Litespeed Teramo Road Bike Reviews - RoadbikeReview.com

Hi all, 

I have my eye on a 2004 Litespeed Teramo, with 9spd Ultegra. I wanted to use it for commuting, sitting on the trainer and solo training rides. It is stock and I can pick it up for $400.00 not sure if it is a good deal as that is the high end on bicycle blue book.

I have owned a ton of bikes, a few years ago I wanted to try TI and picked up a Motobecane TI from bikes direct. I hated that bike, slow acceleration, flex, and not very comfortable, always felt like I was riding in mud. Sold it after a year and went back to my carbon Cervelo.

Well broke the Cervelo frame, and currently riding a Felt AR2, which I love.

Now for the question, I am getting the itch again for for a steel/TI bike and can pick up the TI Litespeed for 400.00 or a nice Serotta for 600.00 that I also found, but I am a little gun shy from the first TI experience. and not sure what to pick up. 

I also had a steel Lemond that I loved and really regret selling it..

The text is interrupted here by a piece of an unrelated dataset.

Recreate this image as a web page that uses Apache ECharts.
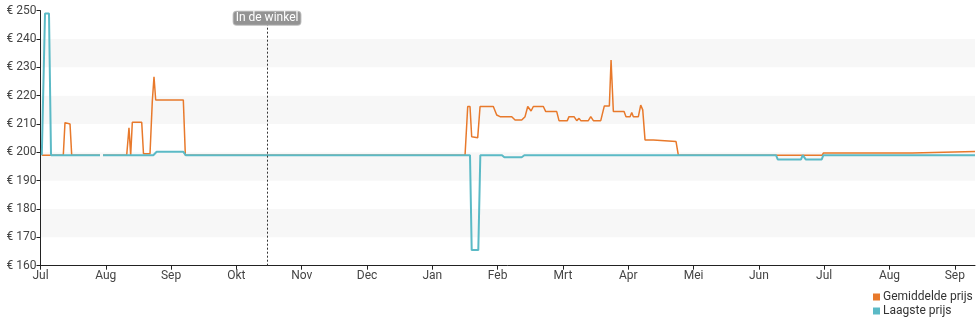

I have heard good things about the Litespeeds and thinking of pulling the trigger but afraid I will end up like the Motobecane and hate it... what are your guys thoughts on the bikes??

Thank you








or


----------



## pmf (Feb 23, 2004)

I've got a 1999 Ultimate I've been riding for years. It's on it's second set of components. The Bikes Direct titanium frames always looked pretty simple -- just round tubes welded together. The Teramo frame in the picture looks a little more sophisticated. Being compact, it probably isn't a noodle. For $400, what do you have to lose? I pay twice that for a set of "cheap" wheels these days. 

As far as Serotta -- they had a huge fan base, but I was never tempted. I remember riding one of their steel bikes with "Colorado Concept" tubes and being amazed how flexy it was. I could literally see the bottom bracket move when i climber a hill.


----------